You’re pretty internet savvy so you’re aware that when you search for something on Google and see and see a sponsored ad for it on Facebook a few days later that it’s not a coincidence. But are you aware just how much your apps gossip about you? Do you know who is recording the results of that silly quiz you took online? Have you cleared your web browser history…ever?
Online everything relies on algorithms – mathematical equations that tell computer programming where to take you and how to get you there – personalized by individual users (a.k.a. you) to produce information. What you like on Facebook, who your friends are and what they like, and what advertising you click could influence the trending list of articles you get to read every day. Do you make fun of your clueless friend, the one you think lives in a bubble of their own creation? Well, the content you read online could be so finely-filtered that you're living in your own bubble, and you don't even know it. It’s called a filter bubble. Your search history and internet surfing behaviour could influence the Google search results you get.
Same goes for every social media platform and every search tool and every tool you have to use those tools. Cookies help websites help you remember what you did on your last visit, whether to fill in form fields, save your shopping cart, or understand your behaviour as a user. Is living in a filter bubble bad? It’s quite helpful when you’re shopping for clothes or wondering how to change a headlight.
If you consume information via social media platforms only, (or even just a tiny bit), the headlines you see are probably curated based on your own likes, and those of your friends and family. So, not organic results. Perhaps not even real. #FakeNews (stay tuned for that post). We, as humans, tend to focus on what we want, on what we believe, and that’s not the whole picture. Without different perspectives on any given topic we lose sight of what could be. If you don’t know something, you can’t possibly know it. And if you can’t find it, you really can’t know about it.

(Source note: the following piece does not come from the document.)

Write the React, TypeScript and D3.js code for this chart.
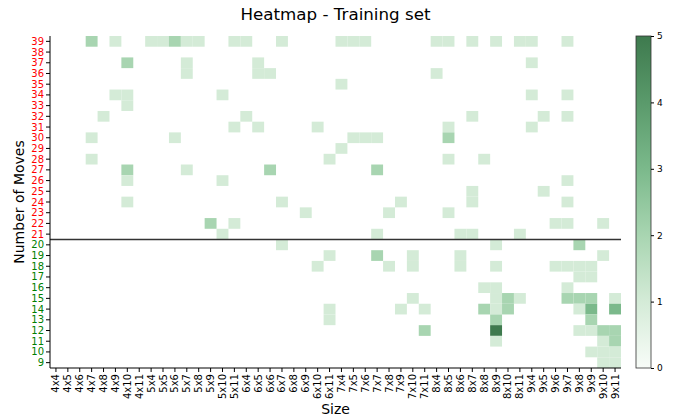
import React, { useEffect, useRef } from "react";
import * as d3 from "d3";

const sizes = [
  "4x4", "4x5", "4x6", "4x7", "4x8", "4x9", "4x10", "4x11",
  "5x4", "5x5", "5x6", "5x7", "5x8", "5x9", "5x10", "5x11",
  "6x4", "6x5", "6x6", "6x7", "6x8", "6x9", "6x10", "6x11",
  "7x4", "7x5", "7x6", "7x7", "7x8", "7x9", "7x10", "7x11",
  "8x4", "8x5", "8x6", "8x7", "8x8", "8x9", "8x10", "8x11",
  "9x4", "9x5", "9x6", "9x7", "9x8", "9x9", "9x10", "9x11",
];

const moves = [
  39, 38, 37, 36, 35, 34, 33, 32, 31, 30, 29, 28, 27, 26, 25, 24,
  23, 22, 21, 20, 19, 18, 17, 16, 15, 14, 13, 12, 11, 10, 9,
];

// [size, moves, count]
const cells: [string, number, number][] = [
  ["4x7", 39, 2], ["4x9", 39, 1], ["5x4", 39, 1], ["5x5", 39, 1], ["5x6", 39, 2],
  ["5x7", 39, 1], ["5x8", 39, 1], ["5x11", 39, 1], ["6x4", 39, 1], ["6x7", 39, 1],
  ["7x4", 39, 1], ["7x5", 39, 1], ["7x6", 39, 1], ["8x4", 39, 1], ["8x5", 39, 1],
  ["8x7", 39, 1], ["8x9", 39, 1], ["8x11", 39, 1], ["9x4", 39, 1], ["9x7", 39, 1],
  ["4x10", 37, 2], ["5x7", 37, 1], ["6x5", 37, 1], ["9x4", 37, 1],
  ["5x7", 36, 1], ["6x5", 36, 1], ["6x6", 36, 1], ["8x4", 36, 1],
  ["7x4", 35, 1],
  ["4x9", 34, 1], ["4x10", 34, 1], ["5x10", 34, 1], ["9x4", 34, 1], ["9x7", 34, 1],
  ["4x10", 33, 1],
  ["4x8", 32, 1], ["6x4", 32, 1], ["8x7", 32, 1], ["9x5", 32, 1], ["9x7", 32, 1],
  ["5x11", 31, 1], ["6x5", 31, 1], ["6x10", 31, 1], ["8x5", 31, 1], ["9x4", 31, 1],
  ["4x7", 30, 1], ["5x6", 30, 1], ["7x5", 30, 1], ["7x6", 30, 1], ["7x7", 30, 1], ["8x5", 30, 2],
  ["7x4", 29, 1],
  ["4x7", 28, 1], ["6x11", 28, 1], ["8x5", 28, 1], ["8x8", 28, 1],
  ["4x10", 27, 2], ["5x7", 27, 1], ["6x6", 27, 2], ["7x7", 27, 2],
  ["4x10", 26, 1], ["5x10", 26, 1], ["9x7", 26, 1],
  ["8x7", 25, 1], ["9x5", 25, 1],
  ["4x10", 24, 1], ["6x7", 24, 1], ["7x9", 24, 1], ["8x7", 24, 1], ["9x7", 24, 1],
  ["6x9", 23, 1], ["7x8", 23, 1], ["8x5", 23, 1],
  ["5x9", 22, 2], ["5x11", 22, 1], ["9x6", 22, 1], ["9x7", 22, 1], ["9x10", 22, 1],
  ["5x10", 21, 1], ["7x7", 21, 1], ["8x6", 21, 1], ["8x7", 21, 1], ["8x11", 21, 1],
  ["6x7", 20, 1], ["8x9", 20, 1], ["9x8", 20, 2],
  ["6x11", 19, 1], ["7x7", 19, 2], ["7x10", 19, 1], ["8x6", 19, 1], ["9x10", 19, 1],
  ["6x10", 18, 1], ["7x8", 18, 1], ["7x10", 18, 1], ["8x6", 18, 1], ["8x9", 18, 1],
  ["9x6", 18, 1], ["9x7", 18, 1], ["9x8", 18, 1], ["9x9", 18, 1],
  ["9x8", 17, 1], ["9x9", 17, 1],
  ["8x8", 16, 1], ["8x9", 16, 1], ["9x7", 16, 1],
  ["7x10", 15, 1], ["8x9", 15, 1], ["8x10", 15, 2], ["8x11", 15, 1],
  ["9x7", 15, 2], ["9x8", 15, 2], ["9x9", 15, 2], ["9x11", 15, 1],
  ["6x11", 14, 1], ["7x9", 14, 1], ["7x11", 14, 1], ["8x8", 14, 2], ["8x9", 14, 1],
  ["8x10", 14, 2], ["9x8", 14, 1], ["9x9", 14, 3], ["9x11", 14, 3],
  ["6x11", 13, 1], ["8x9", 13, 2], ["9x9", 13, 2],
  ["7x11", 12, 2], ["8x9", 12, 5], ["9x8", 12, 1], ["9x9", 12, 1], ["9x10", 12, 2], ["9x11", 12, 2],
  ["8x9", 11, 1], ["9x10", 11, 1], ["9x11", 11, 2],
  ["9x9", 10, 1], ["9x10", 10, 1], ["9x11", 10, 1],
  ["9x10", 9, 1], ["9x11", 9, 1],
];

const colorTicks = [0, 1, 2, 3, 4, 5];
const colorStops = ["#f8fcf8", "#d4ebd7", "#a8d5b1", "#7bb98b", "#5a9a6b", "#3e7a4e"];
const splitMoves = 20; // rows at or below this are the short games

const App = () => {
  const svgRef = useRef<SVGSVGElement>(null);

  useEffect(() => {
    const svg = d3.select(svgRef.current);
    svg.selectAll("*").remove();
    const font = "DejaVu Sans, sans-serif";

    const left = 50, right = 621, top = 36, bottom = 368;

    const x = d3.scaleBand<string>().domain(sizes).range([left, right]);
    const y = d3.scaleBand<string>().domain(moves.map(String)).range([top, bottom]);
    const color = d3.scaleLinear<string>().domain(colorTicks).range(colorStops);

    // cells
    svg
      .append("g")
      .selectAll("rect")
      .data(cells)
      .join("rect")
      .attr("x", (d) => x(d[0]) as number)
      .attr("y", (d) => y(String(d[1])) as number)
      .attr("width", x.bandwidth())
      .attr("height", y.bandwidth())
      .attr("fill", (d) => color(d[2]));

    // split line
    svg
      .append("line")
      .attr("x1", left)
      .attr("x2", right)
      .attr("y1", y(String(splitMoves)) as number)
      .attr("y2", y(String(splitMoves)) as number)
      .attr("stroke", "#333")
      .attr("stroke-width", 1.5);

    // spines
    svg.append("line").attr("x1", left).attr("x2", left).attr("y1", top).attr("y2", bottom)
      .attr("stroke", "#000").attr("stroke-width", 1);
    svg.append("line").attr("x1", left).attr("x2", right).attr("y1", bottom).attr("y2", bottom)
      .attr("stroke", "#000").attr("stroke-width", 1);

    // y ticks
    const yt = svg.append("g").selectAll("g").data(moves).join("g")
      .attr("transform", (d) => `translate(${left},${(y(String(d)) as number) + y.bandwidth() / 2})`);
    yt.append("line").attr("x1", -4).attr("x2", 0).attr("stroke", "#000");
    yt.append("text")
      .attr("x", -6)
      .attr("dy", "0.35em")
      .attr("text-anchor", "end")
      .attr("font-family", font)
      .attr("font-size", 10)
      .attr("fill", (d) => (d > splitMoves ? "#ff0000" : "#008000"))
      .text((d) => d);

    // x ticks
    const xt = svg.append("g").selectAll("g").data(sizes).join("g")
      .attr("transform", (d) => `translate(${(x(d) as number) + x.bandwidth() / 2},${bottom})`);
    xt.append("line").attr("y1", 0).attr("y2", 4).attr("stroke", "#000");
    xt.append("text")
      .attr("transform", "translate(0,6) rotate(-90)")
      .attr("dy", "0.35em")
      .attr("text-anchor", "end")
      .attr("font-family", font)
      .attr("font-size", 10)
      .attr("fill", "#000")
      .text((d) => d);

    // axis titles
    svg.append("text")
      .attr("x", (left + right) / 2)
      .attr("y", 414)
      .attr("text-anchor", "middle")
      .attr("font-family", font)
      .attr("font-size", 14)
      .text("Size");
    svg.append("text")
      .attr("transform", `translate(24,${(top + bottom) / 2}) rotate(-90)`)
      .attr("text-anchor", "middle")
      .attr("font-family", font)
      .attr("font-size", 14)
      .text("Number of Moves");

    // title
    svg.append("text")
      .attr("x", (left + right) / 2)
      .attr("y", 20)
      .attr("text-anchor", "middle")
      .attr("font-family", font)
      .attr("font-size", 16.7)
      .text("Heatmap - Training set");

    // colorbar
    const cbX = 636, cbW = 15;
    const cb = d3.scaleLinear().domain([0, 5]).range([bottom, top]);
    const grad = svg.append("defs").append("linearGradient")
      .attr("id", "cbgrad").attr("x1", 0).attr("x2", 0).attr("y1", 1).attr("y2", 0);
    grad.selectAll("stop").data(colorTicks).join("stop")
      .attr("offset", (d) => d / 5)
      .attr("stop-color", (d) => color(d));
    svg.append("rect")
      .attr("x", cbX).attr("y", top).attr("width", cbW).attr("height", bottom - top)
      .attr("fill", "url(#cbgrad)")
      .attr("stroke", "#333").attr("stroke-width", 0.8);
    const cbAxis = svg.append("g")
      .attr("transform", `translate(${cbX + cbW},0)`)
      .call(d3.axisRight(cb).tickValues(colorTicks).tickSize(3).tickSizeOuter(0).tickFormat(d3.format("d")));
    cbAxis.select(".domain").remove();
    cbAxis.selectAll("text").attr("font-family", font).attr("font-size", 9).attr("fill", "#000");
    cbAxis.selectAll("line").attr("stroke", "#000");
  }, []);

  return (
    <svg
      ref={svgRef}
      width={677}
      height={419}
      style={{ position: "absolute", left: 0, top: 0, background: "#fff" }}
    />
  );
};

export default App;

Who is operating that sponsored ad? Why have they targeted you? Ask yourself these questions before you click. Facebook’s recent press release about the $100,000 USD spent on advertising by 470 “inauthentic accounts” (fakes!) should be a huge wakeup call for all social media users. Likewise, the recent experiment by Buzzfeed demonstrating that it is possible to target advertising based on anti-Semitic keywords, despite the platform’s integrated efforts to prevent that from happening.
Regardless as to whether you think it’s justifiable to target advertising based on someone’s religious or political views, the point is that it can happen. While it’s important to call out such behaviour, it’s equally important to take stock in how these actions directly affect you, your news intake, your shopping habits, and your world education. Consider that a great deal of political campaigning, medical reports, and news in general is consumed online.
There are ways to open up your line of information absorption through actions both online and in person. Start now by recognizing whether your news displays lean towards any one particular side of the conversation, and if everything you’re presented with tends to support your own habits, likes, and beliefs.